Green blob indoctrination from birth.
On the 19th January, 2016 at 19:00 hours wind power supplied to the national grid fell to 0.14% of the nation’s demand. In other words, wind power has to be treated as totally redundant.
Seeing the UK from outside of it, by 2025 the people who populate that place will all keep warm by burning camel dung!
But such product will still be heavily taxed and government controlled dung and with high import duties to stabilize the domestic market. The steady flow of government revenue is the top priority after all.
Like wood chips from the USA, camel dung starts a new industry for the Middle East?
I think Australia could capture that market as we export camels to the ME.
Where have these people been. I read about this potential problem in 2006, ten years ago. It was in a very perceptive article by Christopher Booker in the Sunday Telegraph. However, as usual, nobody in a position to do something about it was listening.
If this nonsense goes on much longer, the people will begin to notice that there will be a problem, and they will not be happy. Unhappy voters are a great political problem, probably greater than CAGW.
That will be solved by Special Counting of votes, as perfected by Obama.
People change attitudes and values only when confronted with consequence. Widespread blackouts can be useful in the fight to sober policy makers and their green supporters. Meanwhile, stay warm…
I know that the Sun (the newspaper, not the star) is one of the most reliable source in the world, but you should read the original report (something written by engineer, not journalist.)
It recommends to invest in renewable energy to solve the problem of the energy crisis, which is mainly created because they decided to reduce the subsidies of fossil.
[??? .mod]
…ROTFLMAO !!!
You can ROTFLMAO me, or you can read the report. Here is the link to the press release https://www.imeche.org/news/news-article/closure-of-uk-coal-and-nuclear-plants-to-create-electricity-supply-gap-of-up-to-55-by-2025 it’s a good summary, the full report is linked at the bottom.
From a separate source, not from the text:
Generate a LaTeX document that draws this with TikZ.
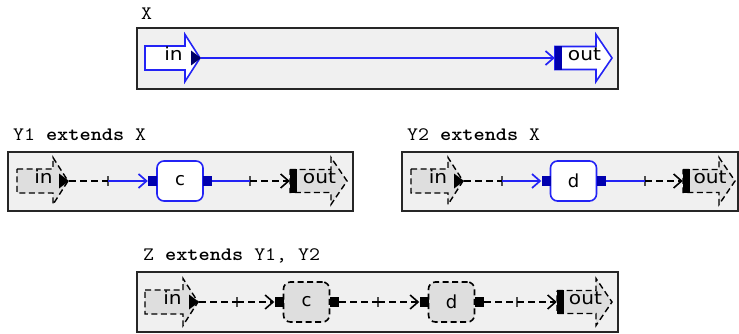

So using fossil fuels is a subsidy for fossil fuels.
Interesting bias there.
Of course taxing people so that other people can use so called renewables, isn’t a subsidy.
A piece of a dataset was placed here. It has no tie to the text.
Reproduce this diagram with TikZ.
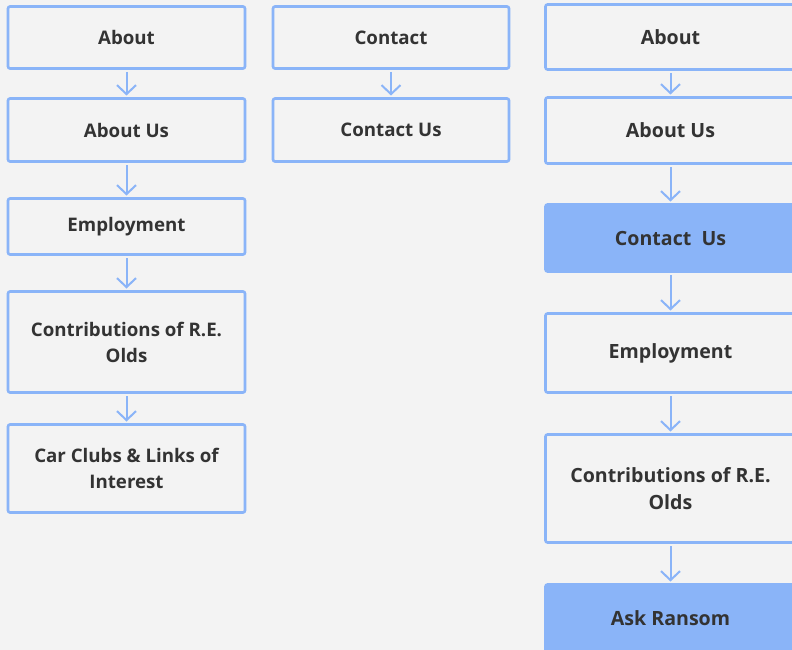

Maybe more than 2 verres? And not so petits?
You are either very late to the party (and don’t know the history of this story), or you’re seriously confused about who did what.
There were never any subsidies for fossil fuels.
I did not read the engineer’s report. If true, what a shame. No genuine student of engineering who took his or her studies seriously could write such a thing. Your comment, 2PetitV’s, was helpful, though (assuming you are correctly reading the engineer (?!)’s report) in answer my question about this weird sentence in the “Sun” report (linked in above main post):
My Q: “Unrealistic” — why? … (after reading above comment)…. Oh. I see.
Answer: Artificial market constraints courtesy of windmill-powered M.P.’s.
Now, when that nice Mr Putin gets his Nord Stream pipeline flowing, and if the overthrow of that “murderous Assad regime” gets Qatari gas flowing through a Turkish hub…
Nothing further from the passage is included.